Pubblicità emozionali e cosa possiamo ricavarne
In questo senso uno spot che parla di pesche a ottobre (quando la maggior parte dei pezzi va via a metà settembre, se non per produzioni residuali), sembra una piccola cosa sì, ma capace di alimentare quel senso di dissociazione rispetto a problemi concreti e tangibili che potrebbero toccarci in modo diretto, solo che li ignoriamo perché quegli alberi non sono i nostri e quei frutti non li raccogliamo noi.

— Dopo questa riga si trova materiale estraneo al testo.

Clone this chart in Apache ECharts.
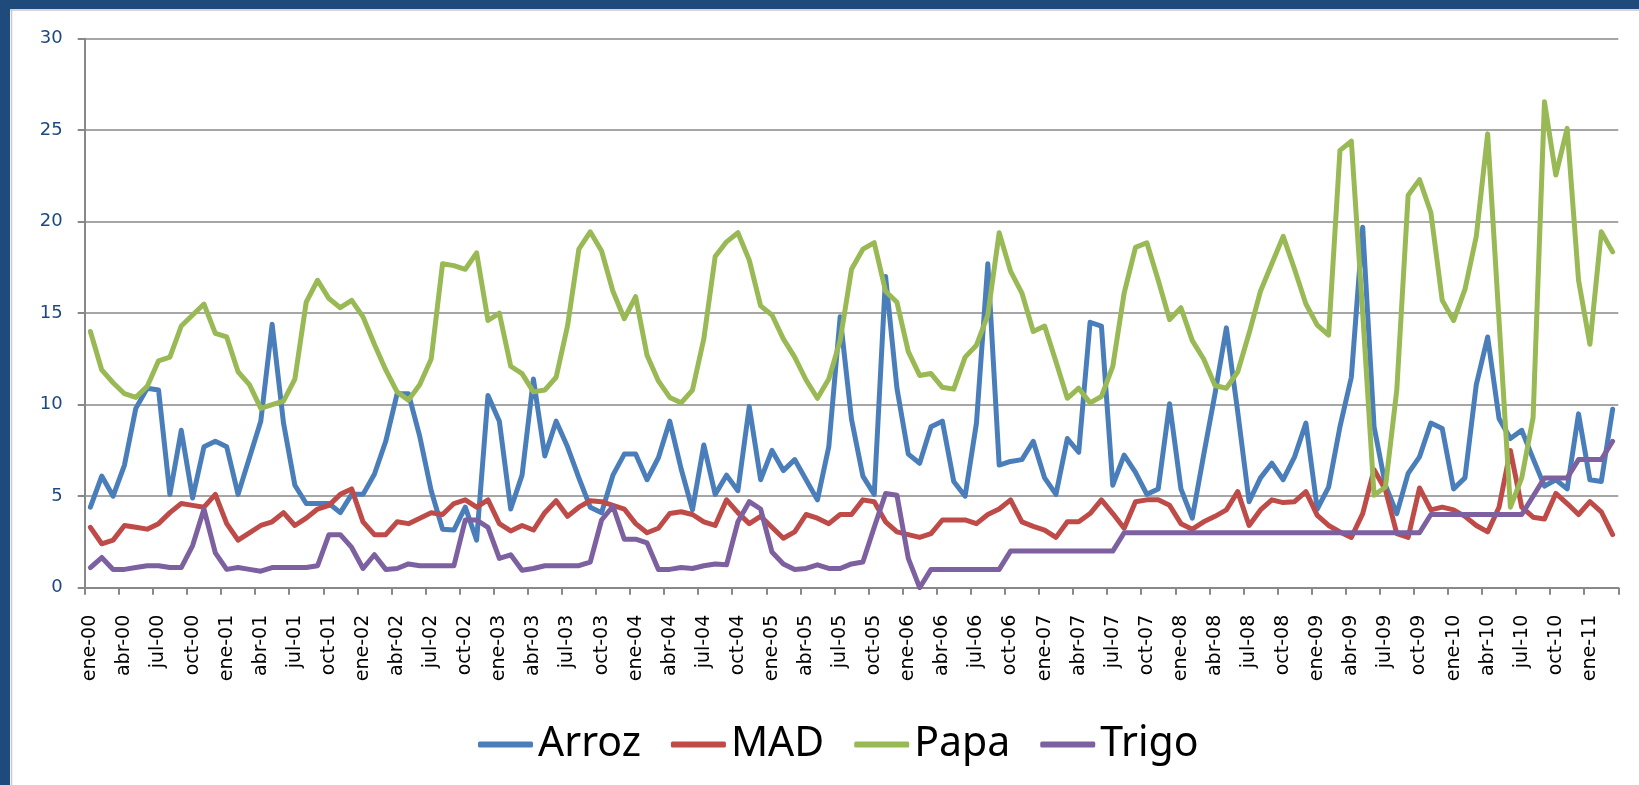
<!DOCTYPE html>
<html>
<head>
<meta charset="utf-8">
<script src="https://cdn.jsdelivr.net/npm/echarts@6/dist/echarts.min.js"></script>
<style>
html,body{margin:0;padding:0;background:#fff;}
#chart{width:1639px;height:785px;}
</style>
</head>
<body>
<div id="chart"></div>
<script>
// Month abbreviations (Spanish) and years used to form the category labels
const monthNames = ['ene','feb','mar','abr','may','jun','jul','ago','sep','oct','nov','dic'];
const years = ['00','01','02','03','04','05','06','07','08','09','10','11'];
const monthCount = 135; // ene-00 .. mar-11

const arroz = [
  4.4, 6.1, 5.0, 6.7, 9.8, 10.9, 10.8, 5.1, 8.6, 4.9, 7.7, 8.0, 7.7, 5.1, 7.1, 9.1, 14.4, 9.0, 5.6, 4.6, 4.6, 4.6, 4.1, 5.1, 5.1, 6.2, 8.0,
  10.6, 10.6, 8.25, 5.3, 3.2, 3.15, 4.4, 2.6, 10.5, 9.1, 4.3, 6.15, 11.4, 7.2, 9.1, 7.7, 6.0, 4.4, 4.1, 6.15, 7.3, 7.3, 5.9, 7.1, 9.1, 6.5,
  4.25, 7.8, 5.1, 6.15, 5.3, 9.9, 5.9, 7.5, 6.4, 7.0, 5.9, 4.8, 7.7, 14.8, 9.2, 6.1, 5.1, 17.0, 10.9, 7.3, 6.8, 8.8, 9.1, 5.8, 5.0, 9.0, 17.7,
  6.7, 6.9, 7.0, 8.0, 6.0, 5.1, 8.15, 7.4, 14.5, 14.3, 5.6, 7.25, 6.3, 5.1, 5.4, 10.05, 5.4, 3.8, 7.25, 10.6, 14.2, 9.6, 4.7, 6.0, 6.8, 5.9,
  7.15, 9.0, 4.3, 5.5, 8.8, 11.5, 19.7, 8.8, 5.6, 4.05, 6.25, 7.15, 9.0, 8.7, 5.4, 6.0, 11.1, 13.7, 9.25, 8.15, 8.6, 7.05, 5.55, 5.9, 5.4, 9.5, 5.9, 5.8, 9.75
];
const mad = [
  3.3, 2.4, 2.6, 3.4, 3.3, 3.2, 3.5, 4.1, 4.6, 4.5, 4.4, 5.1, 3.5, 2.6, 3.0, 3.4, 3.6, 4.1, 3.4, 3.8, 4.3, 4.5, 5.1, 5.4, 3.6, 2.9, 2.9,
  3.6, 3.5, 3.8, 4.1, 4.0, 4.6, 4.8, 4.4, 4.8, 3.5, 3.1, 3.4, 3.15, 4.1, 4.75, 3.9, 4.4, 4.75, 4.7, 4.5, 4.3, 3.5, 3.0, 3.25, 4.05, 4.15,
  4.0, 3.6, 3.4, 4.8, 4.1, 3.5, 3.9, 3.3, 2.7, 3.05, 4.0, 3.8, 3.5, 4.0, 4.0, 4.8, 4.7, 3.6, 3.05, 2.9, 2.75, 2.95, 3.7, 3.7, 3.7, 3.5, 4.0,
  4.3, 4.8, 3.6, 3.35, 3.15, 2.75, 3.6, 3.6, 4.05, 4.8, 4.05, 3.25, 4.7, 4.8, 4.8, 4.5, 3.5, 3.2, 3.6, 3.9, 4.25, 5.25, 3.4, 4.25, 4.8, 4.65,
  4.7, 5.25, 3.95, 3.4, 3.05, 2.75, 4.05, 6.45, 5.35, 2.95, 2.75, 5.45, 4.25, 4.4, 4.25, 3.9, 3.4, 3.05, 4.4, 7.5, 4.4, 3.85, 3.75, 5.15, 4.6, 4.0, 4.7, 4.15, 2.9
];
const papa = [
  14.0, 11.9, 11.2, 10.6, 10.4, 11.0, 12.4, 12.6, 14.3, 14.9, 15.5, 13.9, 13.7, 11.8, 11.1, 9.8, 10.0, 10.2, 11.4, 15.6, 16.8, 15.8, 15.3, 15.7, 14.8, 13.3, 11.9,
  10.7, 10.25, 11.1, 12.5, 17.7, 17.6, 17.4, 18.3, 14.6, 15.0, 12.1, 11.7, 10.7, 10.8, 11.5, 14.3, 18.5, 19.45, 18.4, 16.2, 14.7, 15.9, 12.7, 11.3, 10.4, 10.1,
  10.8, 13.6, 18.1, 18.9, 19.4, 17.9, 15.4, 14.9, 13.6, 12.6, 11.35, 10.35, 11.4, 13.5, 17.4, 18.5, 18.85, 16.2, 15.6, 12.9, 11.6, 11.7, 10.95, 10.85, 12.6, 13.25, 14.9,
  19.4, 17.3, 16.1, 14.0, 14.3, 12.35, 10.35, 10.9, 10.1, 10.45, 12.1, 16.1, 18.6, 18.85, 16.8, 14.65, 15.3, 13.5, 12.5, 11.05, 10.9, 11.8, 13.9, 16.2, 17.7, 19.2,
  17.4, 15.5, 14.35, 13.8, 23.9, 24.4, 15.0, 5.05, 5.5, 10.8, 21.45, 22.3, 20.5, 15.7, 14.6, 16.3, 19.2, 24.8, 14.6, 4.4, 6.0, 9.3, 26.55, 22.55, 25.1, 16.8, 13.3, 19.45, 18.35
];
const trigo = [
  1.1, 1.65, 1.0, 1.0, 1.1, 1.2, 1.2, 1.1, 1.1, 2.3, 4.3, 1.9, 1.0, 1.1, 1.0, 0.9, 1.1, 1.1, 1.1, 1.1, 1.2, 2.9, 2.9, 2.2, 1.05, 1.8, 1.0,
  1.05, 1.3, 1.2, 1.2, 1.2, 1.2, 3.7, 3.7, 3.3, 1.6, 1.8, 0.95, 1.05, 1.2, 1.2, 1.2, 1.2, 1.4, 3.7, 4.45, 2.65, 2.65, 2.45, 1.0, 1.0, 1.1,
  1.05, 1.2, 1.3, 1.25, 3.6, 4.7, 4.3, 1.95, 1.3, 1.0, 1.05, 1.25, 1.05, 1.05, 1.3, 1.4, 3.3, 5.15, 5.05, 1.6, 0.0, 1.0, 1.0, 1.0, 1.0, 1.0, 1.0,
  1.0, 2, 2, 2, 2, 2, 2, 2, 2, 2, 2, 3, 3, 3, 3, 3, 3, 3, 3, 3, 3, 3, 3, 3, 3, 3,
  3, 3, 3, 3, 3, 3, 3, 3, 3, 3, 3, 3, 4, 4, 4, 4, 4, 4, 4, 4, 4, 5, 6, 6, 6, 7, 7, 7, 8
];
const yTicks = [0, 5, 10, 15, 20, 25, 30];

const categories = [];
for (let i = 0; i < monthCount; i++) {
  categories.push(monthNames[i % 12] + '-' + years[Math.floor(i / 12)]);
}

const frameBlue = '#1F4A7C';
const gridGray = '#888888';
const labelFont = "'DejaVu Sans', sans-serif";

const chart = echarts.init(document.getElementById('chart'), null, {renderer: 'canvas'});

function lineSeries(name, data, color) {
  return {
    name: name, type: 'line', data: data,
    showSymbol: false, symbol: 'none', smooth: false, animation: false,
    lineStyle: {color: color, width: 5, cap: 'round', join: 'round'},
    itemStyle: {color: color}
  };
}

chart.setOption({
  backgroundColor: '#ffffff',
  animation: false,
  grid: {left: 84.7, right: 20.7, top: 38.7, bottom: 197.3, containLabel: false},
  xAxis: {
    type: 'category', data: categories, boundaryGap: true,
    axisLine: {show: true, lineStyle: {color: gridGray, width: 2}},
    axisTick: {show: true, interval: 2, length: 7, lineStyle: {color: gridGray, width: 2}},
    axisLabel: {
      interval: 2, rotate: 90, margin: 27, color: '#000000',
      fontSize: 19, fontFamily: labelFont
    },
    splitLine: {show: false}
  },
  yAxis: {
    type: 'value', min: yTicks[0], max: yTicks[yTicks.length - 1], interval: 5,
    axisLine: {show: true, lineStyle: {color: gridGray, width: 2}},
    axisTick: {show: true, length: 7, lineStyle: {color: gridGray, width: 2}},
    axisLabel: {margin: 22, color: '#1F497D', fontSize: 18, fontFamily: labelFont},
    splitLine: {show: true, lineStyle: {color: gridGray, width: 1.5}}
  },
  legend: {
    show: true, left: 473, top: 719, orient: 'horizontal',
    itemWidth: 55, itemHeight: 6, itemGap: 30,
    icon: 'roundRect',
    textStyle: {fontSize: 41, fontFamily: "'Noto Sans', 'Liberation Sans', sans-serif", color: '#000000'},
    data: ['Arroz', 'MAD', 'Papa', 'Trigo']
  },
  graphic: [
    {type: 'rect', shape: {x: 0, y: 0, width: 1639, height: 9}, style: {fill: frameBlue}, z: 100},
    {type: 'rect', shape: {x: 0, y: 0, width: 10, height: 785}, style: {fill: frameBlue}, z: 100},
    {type: 'line', shape: {x1: 11.5, y1: 9, x2: 11.5, y2: 785}, style: {stroke: '#c8c8c8', lineWidth: 1.5}, z: 100},
    {type: 'line', shape: {x1: 10, y1: 10, x2: 1639, y2: 10}, style: {stroke: '#c8c8c8', lineWidth: 1.5}, z: 100}
  ],
  series: [
    lineSeries('Arroz', arroz, '#4A7EBB'),
    lineSeries('MAD', mad, '#BE4B48'),
    lineSeries('Papa', papa, '#98B954'),
    lineSeries('Trigo', trigo, '#7D60A0')
  ]
});
</script>
</body>
</html>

“Quest'anno le maggiori produzioni le abbiamo avute, grandine permettendo, tra luglio agosto” racconta Giorgio Pace, che gestisce una bottega ortofrutticola di qualità a Roma “Ci manca sempre un pezzo, la narrazione della crisi climatica, e su quella mancanza spesso la distribuzione di larga scala costruisce racconti funzionali alla percezione che tutto giri come al solito, senza grandi scossoni, al massimo con un rialzo di un paio d'euro giustificati spesso dall’inflazione”. E infatti meno prodotto c’è, più la richiesta sale insieme ai prezzi. È vero che sono anni che si dice che il cioccolato sparirà, che il miele sta già sparendo, e con esso le api e la frutta. Ma non mancano le evidenze per dire che tutto ciò sta già accadendo.